Big break: The Whistleblower
Agency: United Talent Agency
The buzz: Toronto-born director Kondracki made big waves last year at TIFF with her still-unfinished feature, The Whistleblower, a film she started working on as her masters thesis at Columbia University. Fast-forward a year, and Kondracki is jetting around the world promoting the premiere of the thriller, which follows a UN worker, played by Rachel Weisz, who helps uncover a sex-trafficking ring in post-war Bosnia. Since she first started working on it as a student in 2003, Kondracki has been on a roller coaster ride, having her first feature attract not only two Oscar-winning actresses (Weisz and Vanessa Redgrave) but win international distribution and critical acclaim.
Tell us about debuting The Whistleblower at TIFF last year.
We got it as a very last-minute opportunity. We didn’t know if the film would be presentable but because Christine [Piovesan, the film’s producer] and I are Canadian, we really wanted to do it. It was one of those 18-hour, working around the clock things to get the tape finished. We put it out three hours before it was due. It was all temp score, the sound wasn’t mixed — the picture wasn’t even totally locked either. But it ended up brilliant. The Elgin was packed and we sold the film.
Looking back, what have you learned during this journey that you’ll carry forward?
Everything and nothing! I’ve learned not to give up. That’s what a lot of people said to me: a lot of people are going to fall out along the way or won’t continue, but don’t give up. Everything about this was kind of a last-minute thing. After all those years it was suddenly a phone call on a Friday and Rachel [Weiss] said yes and I was packing on Sunday and we hadn’t even scouted Romania before we got there.
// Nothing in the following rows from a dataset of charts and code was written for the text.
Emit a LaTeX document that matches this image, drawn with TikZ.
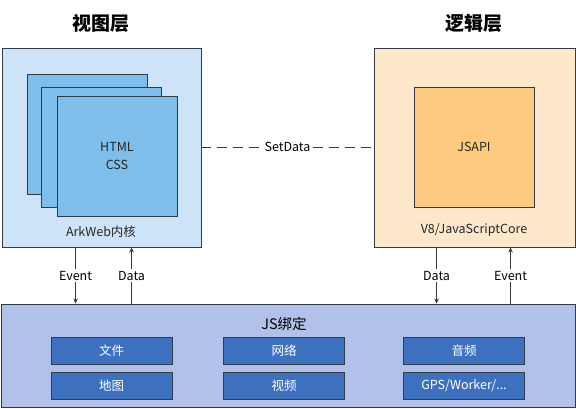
\documentclass[tikz,border=0pt]{standalone}
\usepackage{fontspec}
\setmainfont{Noto Sans CJK SC}
\usepackage{tikz}
\usetikzlibrary{arrows.meta}

\definecolor{viewbg}{HTML}{CDE3F7}
\definecolor{pagebg}{HTML}{7FBDEB}
\definecolor{logicbg}{HTML}{FFE7CC}
\definecolor{apibg}{HTML}{FDCA7F}
\definecolor{bindbg}{HTML}{B1C1E9}
\definecolor{modbg}{HTML}{3D71BF}
\definecolor{edge}{HTML}{333A44}

\tikzset{
    layer/.style={draw=edge, line width=0.9pt, inner sep=0pt},
    pagebox/.style={layer, fill=pagebg, minimum width=120pt, minimum height=120pt},
    modbox/.style={layer, fill=modbg, text=white, minimum width=121pt, minimum height=27pt, font=\fontsize{12.5}{14}\selectfont},
    caption/.style={font=\fontsize{12.5}{14}\selectfont, text=black!85},
    title/.style={font=\fontsize{19}{22}\selectfont\bfseries},
    arr/.style={draw=edge, line width=0.8pt, -{Stealth[length=5pt,width=4.5pt]}},
    tag/.style={fill=white, inner sep=2pt, font=\fontsize{12.5}{14}\selectfont}
}

\begin{document}
\begin{tikzpicture}[x=1pt,y=-1pt]
    \useasboundingbox (0,0) rectangle (576,409);

    \node[title] (viewT) at (101,23) {视图层};
    \node[title] (logicT) at (474,23) {逻辑层};

    % view layer
    \node[layer, fill=viewbg, minimum width=199pt, minimum height=199pt] (view) at (101.5,147.5) {};
    \node[pagebox] (page1) at (87,134) {};
    \node[pagebox] (page2) at (101.5,147) {};
    \node[pagebox, align=center, caption] (page3) at (117,156) {HTML\\[3.5pt]CSS};
    \node[caption] (ark) at (101,232) {ArkWeb内核};

    % logic layer
    \node[layer, fill=logicbg, minimum width=201pt, minimum height=199pt] (logic) at (474.5,147.5) {};
    \node[layer, fill=apibg, minimum width=120pt, minimum height=120pt, caption] (api) at (474,147) {JSAPI};
    \node[caption] (v8) at (474,230) {V8/JavaScriptCore};

    \draw[draw=edge, line width=0.8pt, dash pattern=on 10pt off 6pt] (view.east |- api) -- (logic.west |- api)
        node[midway, tag] {SetData};

    % binding layer
    \node[layer, fill=bindbg, minimum width=574pt, minimum height=103pt] (bind) at (288,355.5) {};
    \node[font=\fontsize{14.5}{16}\selectfont] (bindT) at (284,324) {JS绑定};

    \node[modbox] (file) at (111.5,350.5) {文件};
    \node[modbox] (net) at (284,350.5) {网络};
    \node[modbox] (audio) at (464,350.5) {音频};
    \node[modbox] (map) at (111.5,385.5) {地图};
    \node[modbox] (video) at (284,385.5) {视频};
    \node[modbox] (misc) at (464,385.5) {GPS/Worker/...};

    % arrows
    \draw[arr] ([xshift=74pt]view.south west) -- ([xshift=74pt]view.south west |- bind.north)
        node[midway, tag] {Event};
    \draw[arr] ([xshift=130pt]view.south west |- bind.north) -- ([xshift=130pt]view.south west)
        node[midway, tag] {Data};
    \draw[arr] ([xshift=63pt]logic.south west) -- ([xshift=63pt]logic.south west |- bind.north)
        node[midway, tag] {Data};
    \draw[arr] ([xshift=137pt]logic.south west |- bind.north) -- ([xshift=137pt]logic.south west)
        node[midway, tag] {Event};
\end{tikzpicture}
\end{document}
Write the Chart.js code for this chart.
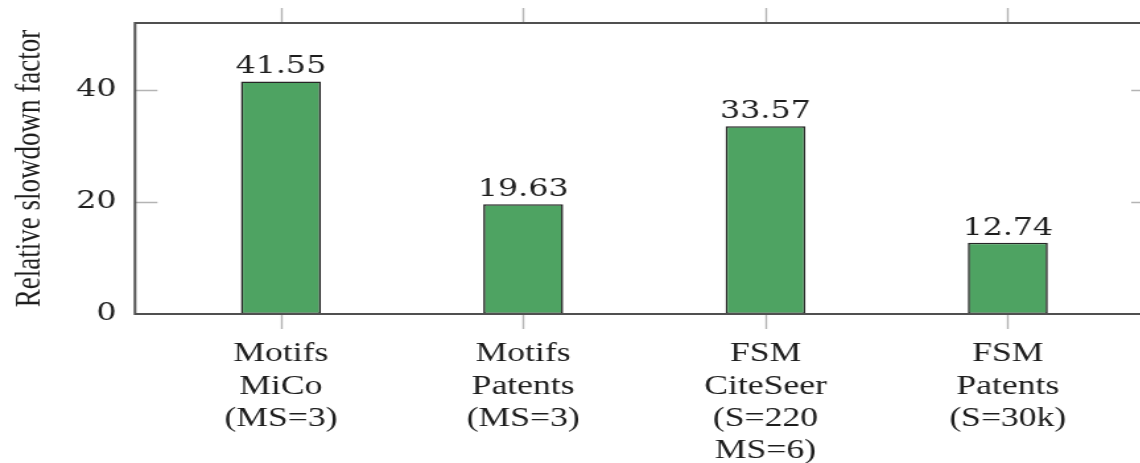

You also learn that there are things you can’t control but in a weird way that’s where the energy comes from.
What attracts you to a story or a script?
It needs to be something you just can’t stop thinking about. Because if you’re not 100% committed, you’ll never get it done. And if for some reason you get the opportunity to do it, you won’t do a good job. So I think it just has to be something that grabs you. For me, I look for originality and a challenge. We’re now working on a kind of epic horror, set in the WWII-era Soviet Union. There are still fundamentally important scenes underneath [like Whistleblower] but this time I want to do something totally different.